C’est entendu, on ne discute pas plus de la place prééminente de Citizen Kane dans l’histoire qu’on ne revient sur la qualité de la Joconde ou de la 5ème symphonie. C’est marmoréen, irréversible, irréfragable.
Et donc je joins mes louanges empressées à celles qui, depuis 1941, s’accumulent autour du premier film d’Orson Welles. Un peu comme les gerbes de fleurs et les couronnes mortuaires qui, lors des enterrements de personnalités révérées, finissent par dissimuler le cercueil.
C’est très bien. Citizen Kane est le plus grand film de tous les temps, comme La règle du jeu est le plus grand film français de ces mêmes temps.

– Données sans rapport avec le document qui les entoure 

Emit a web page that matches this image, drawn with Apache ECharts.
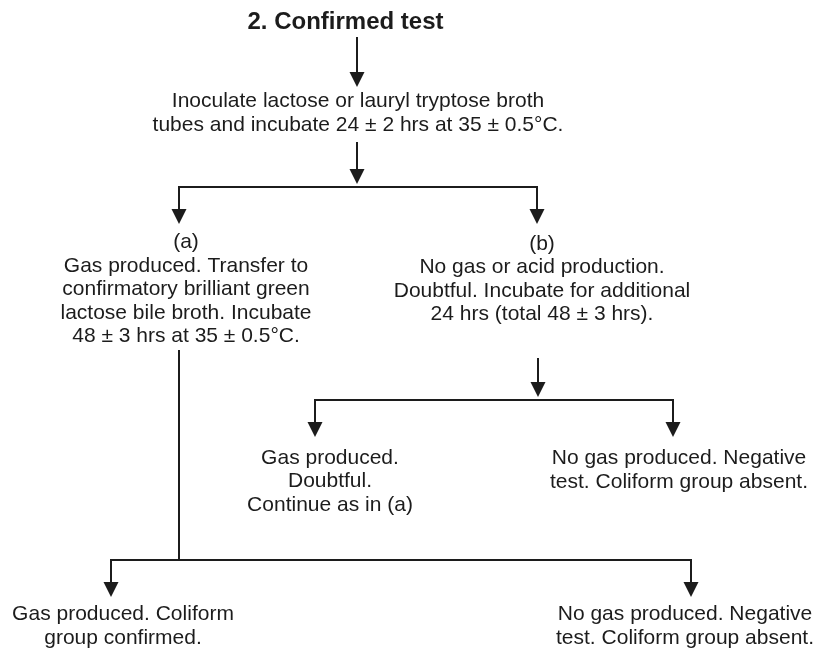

Les gloses, interprétations, enluminures, célébrations de toute sorte ont à peu près tout dit, tout expliqué, tout justifié. Il y a d’ailleurs, dans un des suppléments de l’édition DVD que je possède (Montparnasse – Les cahiers du cinéma) un très savant et très intéressant décorticage de plusieurs séquences, sous le titre édifiant de Image par image, où les commentateurs avisés font sentir du doigt aux profanes l’extraordinaire inventivité et la profondeur de vue d’Orson Welles. C’est bien simple : j’en suis resté aussi baba que lorsque mon professeur de Lettres m’expliquait les deux derniers vers de Marizibill d’Apollinaire en me contant que le poète s’était souvent heurté à un huis clos… (Je suis conscient que ma comparaison demande quelque connaissance de l’œuvre dudit, mais somme toute, ce forum se veut intellectuellement émoustillant).
Donc, tout est dans Citizen Kane et il n’est pas une image qui n’ait été conçue, pensée, réfléchie pour développer des myriades de sous-jacences.
On applaudit très fort l’artiste et on sort de la représentation en étant sûr qu’on n’a pas perdu les deux petites heures qu’on lui a consacrées.
Mais est-ce qu’on a été grisé ? Est-ce qu’on a perdu le sens du temps qui passe, est-ce qu’on est vraiment entré dans la tête de Kane, ou même dans ce cauchemar grandiloquent de Xanadu ? Vraiment ? Je m’interroge… Est-ce que, plutôt, on ne reste pas un peu extérieur à l’histoire contée ?
On me dira que c’est peut-être là le dessein de Welles : rendre la vie d’un homme impénétrable, alors qu’elle est largement exposée, analysée, disséquée par la multitude des techniques (le faux reportage d’actualité nécrologique, les flash-backs, les témoignages) et la pluralité des interlocuteurs de l’enquêteur. Certes, certes… Mais puisqu’on ne peut pas pénétrer, on reste dehors, admiratif, mais un peu frustré.
On se dit, quand on n’a jamais vu le film, ou qu’on en a un peu oublié le déroulement, que la révélation de l’énigme Rosebud va peut-être un peu briser cette carapace lisse de perfection mais, si admiratif qu’on est de l’élégance désinvolte avec quoi on apprend le fin mot des choses, on songe que c’est bien du barouf pour démontrer une nouvelle fois que L’enfant est le père de l’homme.
Allez, j’y reviens, c’est très bien et il faut voir Citizen Kane, pour le prologue sombre : musique angoissante, barrières verrouillées, château hérissé de tours, singes mystérieux juchés n’importe où, eaux stagnantes, gondoles incongrues et inquiétantes, pont-levis, ruines, fenêtres hostiles : on dirait du Mario Bava de qualité supérieure…
J’ai l’air de me moquer… Je songe à une des seules séquences simplement humaines : la première représentation de Susan Alexander (Dorothy Comingore) seconde femme de Kane, et cantatrice improbable, à l’Opéra de Chicago, construit par son mari… Il y a là de l’émotion. Pour une fois.